Publisher position on author rights

Three academic publishing organizations recently released a short position paper called “Author and Publisher Rights for Academic Use: An Appropriate Balance” that is worth a look from all who are concerned about scholarly communications.  For higher education, the position paper contains elements that evoke hearty agreement and others that demand objection.

If, as a recent comment on the LibLicense list suggested, the purpose of the paper is to call wide attention to two facts, that many scholarly journals already have very “scholar-friendly” policies built into their publication agreements and that copyright is not necessarily a barrier to academic discussion and comment, there would be little to argue with.  It is quite true that many academic journals already allow authors to retain many or most of the rights necessary for subsequent teaching and research uses.  It is important that authors read those agreements to be sure this is true in their specific case and to consider whether or not self-archiving or some other form of electronic deposit is permitted, since such access is becoming more and more important to scholars and to scholarship.

On the issue of digital “open access” availability, the position paper takes an awkward stance.  While citing several journals that have adopted “author-pays” models of open access as leaders, the paper marshals several arguments against mandated public access for research funded with public money.  Some of these arguments are self-contradictory; if one fear about open access is that it will “confuse the scientific record,” why is it suggested that a better course than mandating access to the final version of an article is to post pre-prints?  While pre-print repositories seem less threatening to the traditional business model of journal publishing, the scientific record is best preserved when access to the scholar’s final word is available to all.

One comment at the very end of the report deserves comment.  The publishing organizations take note of the educational exceptions and limitations built into copyright law but assert “that these exceptions are thus far limited to traditional photocopying and do not permit the exploitation of such materials [journal articles] over the Internet.”  This is wishful thinking; no court, that I am aware of, has decided one way or another about how far educational exceptions apply in the digital realm.  The TEACH Act, although largely a failure at its stated purpose, is clearly intended to apply some leeway for education to the Internet.  And the oft-repeated assertion that copyright law is technology neutral implies that there is fair use on the Internet, as the recent Perfect 10 decision held, even if its educational boundaries have not yet been clarified.

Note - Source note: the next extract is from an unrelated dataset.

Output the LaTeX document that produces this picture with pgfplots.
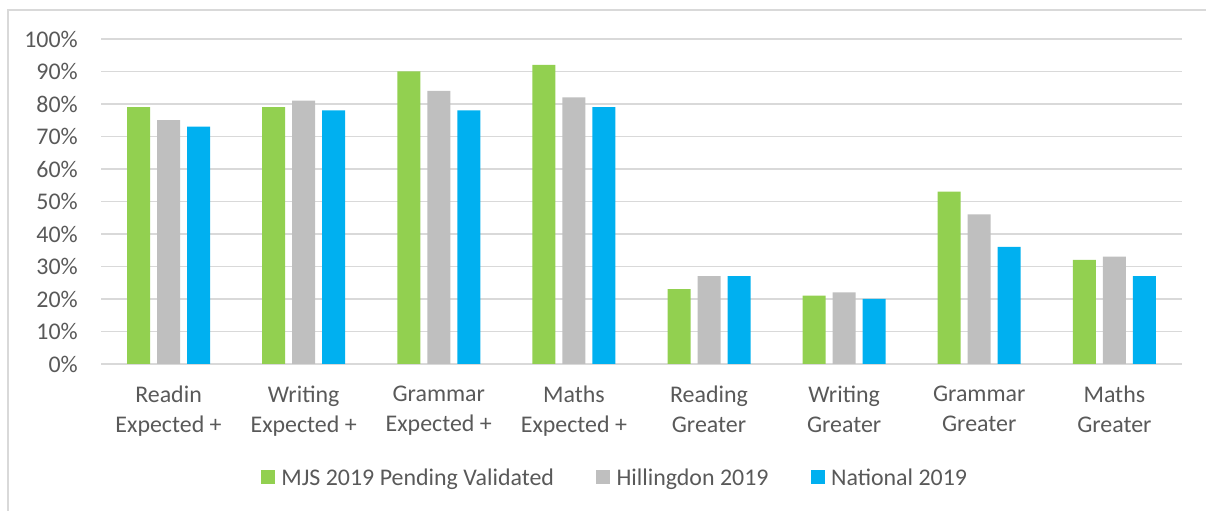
\documentclass[border=0pt]{standalone}
\usepackage{pgfplots}
\pgfplotsset{compat=1.18}
\usepackage{fontspec}
\setmainfont{Carlito}
\definecolor{mjs}{HTML}{92D050}
\definecolor{hil}{HTML}{BFBFBF}
\definecolor{nat}{HTML}{00B0F0}
\definecolor{txt}{HTML}{595959}
\definecolor{grd}{HTML}{D9D9D9}
\begin{document}
\begin{tikzpicture}
\useasboundingbox (0,0) rectangle (1206bp,511bp);
\draw[grd, line width=1.3bp] (8bp,0) -- (8bp,501bp) -- (1206bp,501bp);
\begin{axis}[
  at={(101bp,147bp)}, anchor=south west,
  scale only axis, width=1081bp, height=325bp,
  ybar=7bp, bar width=23bp,
  xmin=-0.5, xmax=7.5, ymin=0, ymax=100,
  xtick={0,1,2,3,4,5,6,7},
  xticklabels={{Readin\\Expected +},{Writing\\Expected +},{Grammar\\Expected +},{Maths\\Expected +},{Reading\\Greater},{Writing\\Greater},{Grammar\\Greater},{Maths\\Greater}},
  ytick={0,10,20,30,40,50,60,70,80,90,100},
  yticklabels={0\%,10\%,20\%,30\%,40\%,50\%,60\%,70\%,80\%,90\%,100\%},
  major tick length=0pt,
  axis line style={draw=none},
  ymajorgrids, grid style={grd, line width=1.3bp},
  tick label style={font=\fontsize{24}{29.5}\selectfont, text=txt, inner sep=0pt},
  yticklabel style={anchor=east, xshift=-23bp},
  xticklabel style={anchor=north, align=center, yshift=-22bp},
  legend columns=-1,
  legend style={at={(0.4746,-0.3508)}, anchor=center, draw=none, fill=none, inner sep=0pt,
    font=\fontsize{24}{29.5}\selectfont, text=txt, nodes={inner sep=0pt},
    /tikz/every even column/.append style={column sep=42bp},
    /tikz/every odd column/.append style={column sep=6.5bp}},
  legend image code/.code={\fill[#1] (0bp,-5.5bp) rectangle (14bp,8.5bp);},
]
\addplot[fill=mjs, draw=none] coordinates {(0,79) (1,79) (2,90) (3,92) (4,23) (5,21) (6,53) (7,32)};
\addplot[fill=hil, draw=none] coordinates {(0,75) (1,81) (2,84) (3,82) (4,27) (5,22) (6,46) (7,33)};
\addplot[fill=nat, draw=none] coordinates {(0,73) (1,78) (2,78) (3,79) (4,27) (5,20) (6,36) (7,27)};
\legend{MJS 2019 Pending Validated, Hillingdon 2019, National 2019}
\end{axis}
\end{tikzpicture}
\end{document}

Another warning for faculty authors

Our Scholarly Communications colleague at UNC, Deborah Gerhardt, just published this important warning about publication contracts in the Chronicle of Higher Education.

Her point that so-called “non-compete clauses” can hamper a scholar’s ability to publish later work on a particular topic is another reminder that, as the conflicts over copyright get more intense, it is vitally important to read publication contracts carefully. Deborah provides examples of language to look for and language to beware of, and the Duke Scholarly Communications office is always willing to help examine publishing agreements for faculty and student authors in order to protect those rights that are most important for supporing continued creativity and scholarship.